Partition CI/CD pipelines data
## Summary Part of CI/CD time-decay architecture evolution :arrow_right: https://gitlab.com/gitlab-org/gitlab/-/merge_requests/70052 CI/CD data gitlab.com consumes 4 terabytes of data. We need to partition it. We want to explore time-based partitioning because of how relevance of pipeline data decays with time. Architecture evolution blueprint :arrow_right: https://docs.gitlab.com/ee/architecture/blueprints/ci_data_decay/ ## List-based partitioning There are a few approaches we can take to partition CI/CD data. A promising one is using list-based partitioning where a partition number is assigned to a pipeline, and gets propagated to all resources that are related to this pipeline. We assign the partition number based on when the pipeline was created or when we observed the last processing activity in it. This is very flexible because we can extend this partitioning strategy at will; for example with this strategy we can assign an arbitrary partition number based on multiple partitioning keys, combining time-decay-based partitioning with tenant-based partitioning on the application level. ## Unknowns Can we partition archived data but also active data?
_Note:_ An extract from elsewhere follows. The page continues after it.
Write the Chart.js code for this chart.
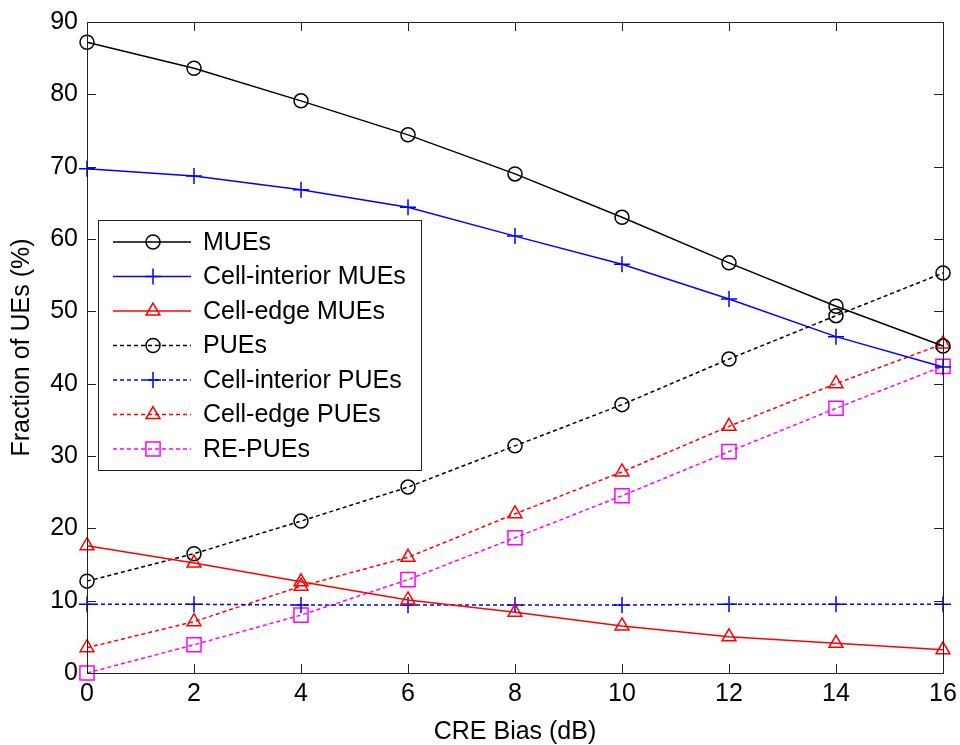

How can we avoid the need of moving high quantity of data each day between active and archived schema? ## Current Issues - CI/CD tables are large, partitioning would be more efficient - Really long job names are truncated, the error thrown isn't surfaced. ## Acceptance Criteria 1. Be able to split the large table into multiple 1. Split off one table 1. Identify an ideal table size for this data after decomposition is done 1. Create issues for remaining decomposition of the CI/CD pipelines data ## Iterations 1. Move archived CI/CD data to object storage 1. Partition CI/CD tables using CI/CD data retention policy 1. Partition CI/CD queuing tables using list partitioning
epic